- **SUPPLIED DATA**
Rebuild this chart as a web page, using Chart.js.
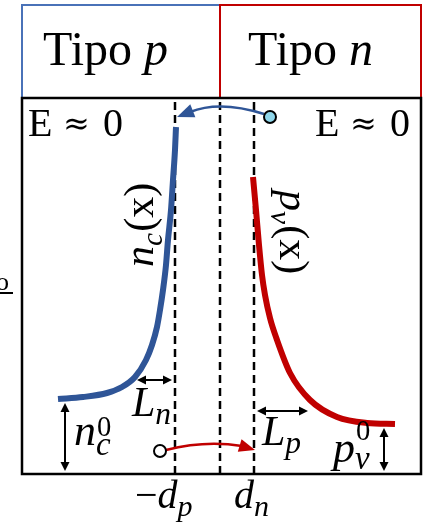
<!DOCTYPE html>
<html>
<head>
<meta charset="utf-8">
<script src="https://cdn.jsdelivr.net/npm/chart.js@4"></script>
<style>
  html, body { margin: 0; padding: 0; background: #fff; }
  canvas { display: block; }
</style>
</head>
<body>
<canvas id="chart" width="433" height="524"></canvas>
<script>
// electron concentration n_c(x) on the p side (x, y)
const ncX = [-162, -137, -113, -98, -85, -74, -68, -63, -60, -57, -54, -52, -49, -47, -45, -44];
const ncY = [75, 77, 81, 87, 97, 114, 129, 147, 164, 184, 209, 234, 264, 294, 324, 347];

// hole concentration p_v(x) on the n side
const pvX = [33, 36, 39, 42, 45, 50, 57, 70, 90, 117, 147, 175];
const pvY = [297, 264, 229, 199, 179, 156, 134, 101, 74, 57, 51, 50];

// depletion region edges: -d_p, 0, d_n
const boundaryX = [-45, 0, 34];

// carriers crossing the junction (electron on n side, hole on p side)
const markerX = [50, -60];
const markerY = [357, 23];

const X_MIN = -198, X_MAX = 201, Y_MAX = 376;

const BLUE = '#2f5597';
const RED = '#c00000';
const HEAD_BLUE = '#4a72b8';
const LIGHT_BLUE = '#8fd6ea';
const SERIF = '"Liberation Serif"';

// draws a run of text pieces (italic/sub/sup) from a left baseline point
function drawRun(ctx, x, y, parts, size) {
    let cx = x;
    for (const p of parts) {
        const s = size * (p.s || 1);
        ctx.font = `${p.i ? 'italic ' : ''}${s}px ${SERIF}`;
        ctx.fillText(p.t, cx + (p.dx || 0) * size, y + (p.dy || 0) * size);
        if (!p.stack) cx += ctx.measureText(p.t).width + (p.dx || 0) * size;
    }
}

function arrowHead(ctx, tipX, tipY, angle, len, half, color) {
    ctx.save();
    ctx.translate(tipX, tipY);
    ctx.rotate(angle);
    ctx.fillStyle = color;
    ctx.beginPath();
    ctx.moveTo(0, 0);
    ctx.lineTo(-len, -half);
    ctx.lineTo(-len, half);
    ctx.closePath();
    ctx.fill();
    ctx.restore();
}

function doubleArrow(ctx, x1, y1, x2, y2) {
    const a = Math.atan2(y2 - y1, x2 - x1);
    ctx.strokeStyle = '#000';
    ctx.lineWidth = 2;
    ctx.beginPath();
    ctx.moveTo(x1 + 6 * Math.cos(a), y1 + 6 * Math.sin(a));
    ctx.lineTo(x2 - 6 * Math.cos(a), y2 - 6 * Math.sin(a));
    ctx.stroke();
    arrowHead(ctx, x2, y2, a, 9, 4.5, '#000');
    arrowHead(ctx, x1, y1, a + Math.PI, 9, 4.5, '#000');
}

const annotations = {
    id: 'annotations',
    beforeDraw(chart) {
        const ctx = chart.ctx;
        ctx.save();
        ctx.fillStyle = '#fff';
        ctx.fillRect(0, 0, chart.width, chart.height);
        ctx.restore();
    },
    afterDraw(chart) {
        const ctx = chart.ctx;
        const sx = chart.scales.x, sy = chart.scales.y;
        const px = v => sx.getPixelForValue(v);
        const py = v => sy.getPixelForValue(v);
        const L = px(X_MIN), R = px(X_MAX), T = py(Y_MAX), B = py(0), M = px(0);

        ctx.save();
        // header boxes
        ctx.lineWidth = 2;
        ctx.strokeStyle = HEAD_BLUE;
        ctx.strokeRect(L, 5, M - L, T - 5);
        ctx.strokeStyle = RED;
        ctx.strokeRect(M, 5, R - M, T - 5);

        // main box
        ctx.strokeStyle = '#000';
        ctx.lineWidth = 2.5;
        ctx.strokeRect(L, T, R - L, B - T);

        ctx.fillStyle = '#000';
        ctx.textBaseline = 'alphabetic';
        drawRun(ctx, 43, 65, [{ t: 'Tipo ' }, { t: 'p', i: true }], 48);
        drawRun(ctx, 248, 65, [{ t: 'Tipo ' }, { t: 'n', i: true }], 48);

        // E ≈ 0 on both sides
        for (const x0 of [28, 315]) {
            ctx.font = `40px ${SERIF}`;
            ctx.fillText('E', x0, 136);
            ctx.fillText('0', x0 + 75, 136);
            ctx.font = `32px "DejaVu Serif"`;
            ctx.fillText('≈', x0 + 35, 134);
        }

        // rotated curve labels
        ctx.save();
        ctx.translate(153, 267);
        ctx.rotate(-Math.PI / 2);
        drawRun(ctx, 0, 0, [{ t: 'n', i: true }, { t: 'c', i: true, s: 0.7, dy: 0.22 }, { t: '(x)', dx: 0.03 }], 42);
        ctx.restore();

        ctx.save();
        ctx.translate(280, 190);
        ctx.rotate(Math.PI / 2);
        drawRun(ctx, 0, 0, [{ t: 'p', i: true }, { t: 'v', i: true, s: 0.7, dy: 0.22 }, { t: '(x)', dx: 0.03 }], 42);
        ctx.restore();

        // diffusion lengths
        doubleArrow(ctx, 137, 380, 172, 380);
        drawRun(ctx, 132, 416, [{ t: 'L', i: true }, { t: 'n', i: true, s: 0.75, dy: 0.2 }], 42);
        doubleArrow(ctx, 257, 411, 308, 411);
        drawRun(ctx, 262, 445, [{ t: 'L', i: true }, { t: 'p', i: true, s: 0.75, dy: 0.2 }], 42);

        // equilibrium levels
        doubleArrow(ctx, 65, py(ncY[0]) + 4, 65, B - 3);
        drawRun(ctx, 74, 445, [{ t: 'n', i: true }, { t: '0', s: 0.65, dy: -0.2, dx: 0.02, stack: true }, { t: 'c', i: true, s: 0.75, dy: 0.22 }], 44);
        doubleArrow(ctx, 384, py(pvY[pvY.length - 1]) + 4, 384, B - 3);
        drawRun(ctx, 333, 462, [{ t: 'p', i: true }, { t: '0', s: 0.65, dy: -0.5, dx: 0.02, stack: true }, { t: 'v', i: true, s: 0.75, dy: 0.15 }], 44);

        // boundary tick labels
        drawRun(ctx, px(boundaryX[0]) - 40, 508, [{ t: '−' }, { t: 'd', i: true }, { t: 'p', i: true, s: 0.75, dy: 0.2 }], 40);
        drawRun(ctx, px(boundaryX[2]) - 20, 508, [{ t: 'd', i: true }, { t: 'n', i: true, s: 0.75, dy: 0.2 }], 40);

        // electron injected into p side
        ctx.strokeStyle = BLUE;
        ctx.lineWidth = 2.5;
        ctx.beginPath();
        ctx.moveTo(px(markerX[0]) - 6, py(markerY[0]) - 3);
        ctx.quadraticCurveTo(M, 100, 190, 112);
        ctx.stroke();
        arrowHead(ctx, 177, 117, Math.atan2(117 - 108, 177 - 200), 17, 7, BLUE);

        // hole injected into n side
        ctx.strokeStyle = RED;
        ctx.beginPath();
        ctx.moveTo(px(markerX[1]) + 6, py(markerY[1]) - 1);
        ctx.quadraticCurveTo(205, 440, 242, 446);
        ctx.stroke();
        arrowHead(ctx, 255, 450, Math.atan2(450 - 444, 255 - 235), 16, 6.5, RED);

        // cropped label fragment at the left edge
        ctx.fillStyle = '#000';
        ctx.font = `26px ${SERIF}`;
        ctx.fillText('o', -4, 290);
        ctx.fillRect(0, 292, 13, 2);

        // markers on top of arrows
        for (let i = 0; i < markerX.length; i++) {
            ctx.beginPath();
            ctx.arc(px(markerX[i]), py(markerY[i]), 6, 0, Math.PI * 2);
            ctx.fillStyle = i === 0 ? LIGHT_BLUE : '#fff';
            ctx.fill();
            ctx.lineWidth = 2;
            ctx.strokeStyle = '#000';
            ctx.stroke();
        }
        ctx.restore();
    }
};

const toPoints = (xs, ys) => xs.map((x, i) => ({ x, y: ys[i] }));

const datasets = [
    {
        label: 'n_c(x)',
        data: toPoints(ncX, ncY),
        borderColor: BLUE,
        borderWidth: 6,
        borderCapStyle: 'butt',
        pointRadius: 0,
        cubicInterpolationMode: 'monotone',
        order: 1
    },
    {
        label: 'p_v(x)',
        data: toPoints(pvX, pvY),
        borderColor: RED,
        borderWidth: 6,
        borderCapStyle: 'butt',
        pointRadius: 0,
        cubicInterpolationMode: 'monotone',
        order: 1
    }
];
boundaryX.forEach(x => {
    datasets.push({
        label: 'edge',
        data: [{ x, y: 0 }, { x, y: Y_MAX }],
        borderColor: '#000',
        borderWidth: 2.5,
        borderDash: [8, 5],
        pointRadius: 0,
        order: 3
    });
});

new Chart(document.getElementById('chart').getContext('2d'), {
    type: 'line',
    data: { datasets },
    options: {
        responsive: false,
        animation: false,
        devicePixelRatio: 1,
        layout: { padding: { left: 22, right: 12, top: 98, bottom: 50 } },
        scales: {
            x: { type: 'linear', min: X_MIN, max: X_MAX, display: false },
            y: { type: 'linear', min: 0, max: Y_MAX, display: false }
        },
        plugins: { legend: { display: false }, tooltip: { enabled: false } }
    },
    plugins: [annotations]
});
</script>
</body>
</html>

- **WHAT THIS TASK INVOLVES**
Your task is to return the lines above, from the first one up to and including the line containing "const boundaryX = [-45, 0, 34];", minus any pictures.

- **TASK OUTPUT**
Rebuild this chart as a web page, using Chart.js.
<!DOCTYPE html>
<html>
<head>
<meta charset="utf-8">
<script src="https://cdn.jsdelivr.net/npm/chart.js@4"></script>
<style>
  html, body { margin: 0; padding: 0; background: #fff; }
  canvas { display: block; }
</style>
</head>
<body>
<canvas id="chart" width="433" height="524"></canvas>
<script>
// electron concentration n_c(x) on the p side (x, y)
const ncX = [-162, -137, -113, -98, -85, -74, -68, -63, -60, -57, -54, -52, -49, -47, -45, -44];
const ncY = [75, 77, 81, 87, 97, 114, 129, 147, 164, 184, 209, 234, 264, 294, 324, 347];

// hole concentration p_v(x) on the n side
const pvX = [33, 36, 39, 42, 45, 50, 57, 70, 90, 117, 147, 175];
const pvY = [297, 264, 229, 199, 179, 156, 134, 101, 74, 57, 51, 50];

// depletion region edges: -d_p, 0, d_n
const boundaryX = [-45, 0, 34];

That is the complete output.